Max and Veronica have no unusual income requirements or health problems. Their only investment objectives are that they want to achieve some capital appreciation, and they want to keep their funds fully invested for at least 20 years. They would rather not have to rely on their investments as a source of current income but want to maintain some liquidity in their portfolio just in case.

Questions

a. Describe the type of bond investment program you think the Shuman family should follow. In answering this question, give appropriate consideration to both return and risk factors.

b. List several types of bonds that you would recommend for their portfolio and briefly indicate why you would recommend each.

c.

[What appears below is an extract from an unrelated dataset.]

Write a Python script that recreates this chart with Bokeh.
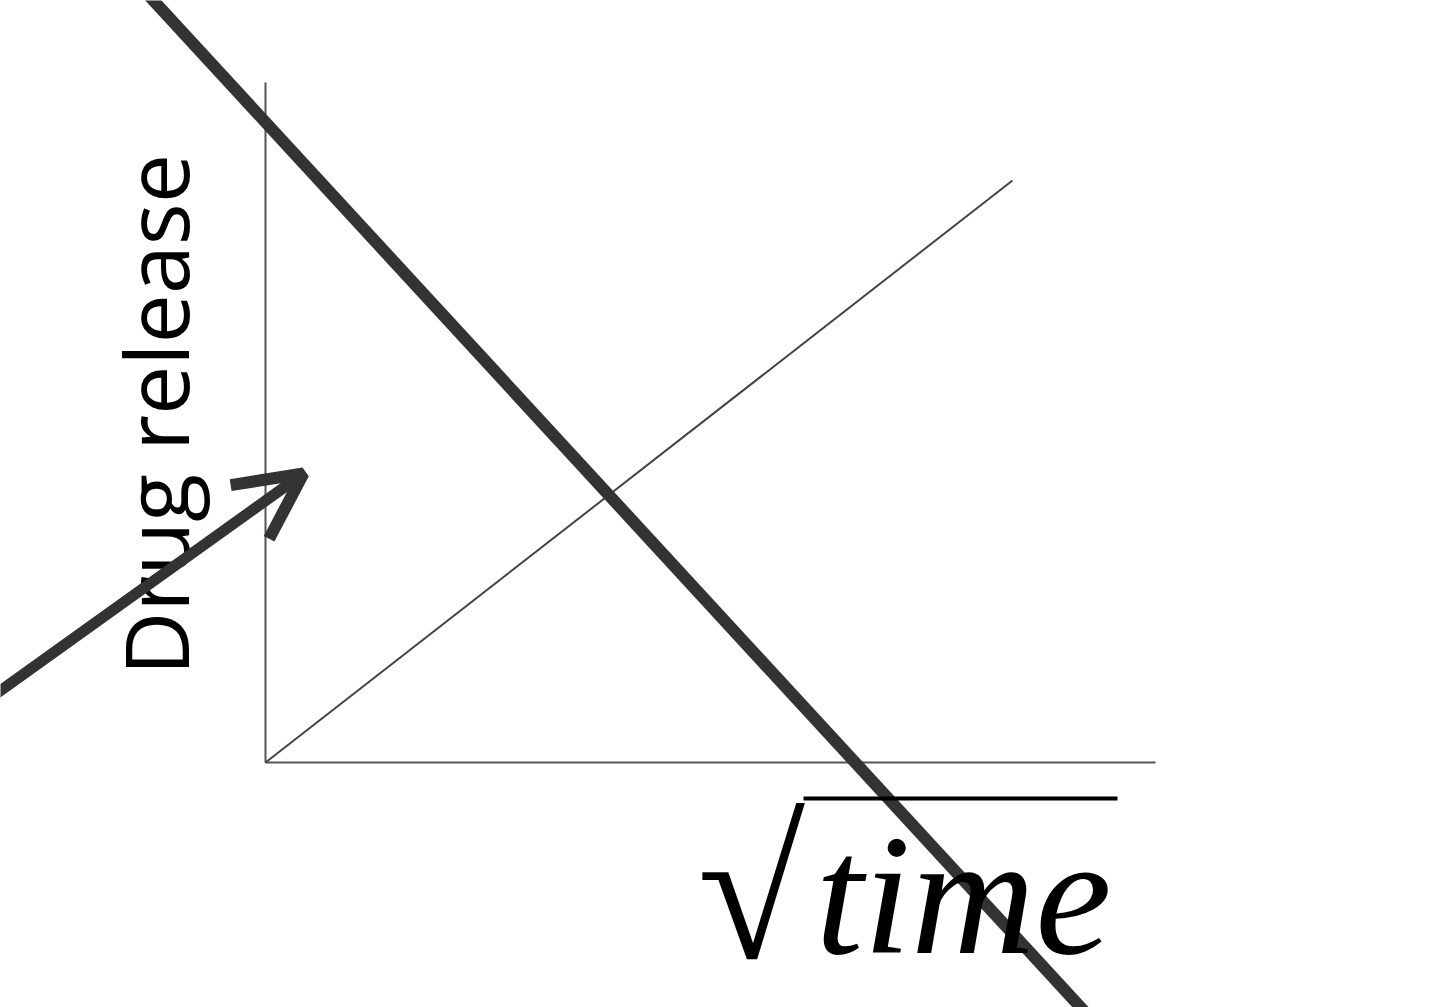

Using a recent issue of the Wall Street Journal, Barron’s, or an online source, construct a $200,000 bond portfolio for the Shuman family. Use real securities and select any bonds (or notes) you like, given the following ground rules:

1. The portfolio must include at least one Treasury, one agency, and one corporate bond; also, in total, the portfolio must hold at least five but no more than eight bonds or notes.

2. No more than 5% of the portfolio can be in short-term U.S. Treasury bills (but note that if you hold a T-bill, that limits your selections to just seven other notes/bonds).

3. Ignore all transaction costs (i.e., invest the full $200,000) and assume all securities have par values of $1,000 (although they can be trading in the market at something other than par).

4. Use the latest available quotes to determine how many bonds/notes/bills you can buy.

d. Prepare a schedule listing all the securities in your recommended portfolio. Use a form like the one shown below and include the information it calls for on each security in the portfolio.

e. In one brief paragraph, note the key investment attributes of your recommended portfolio and the investment objectives you hope to achieve with it.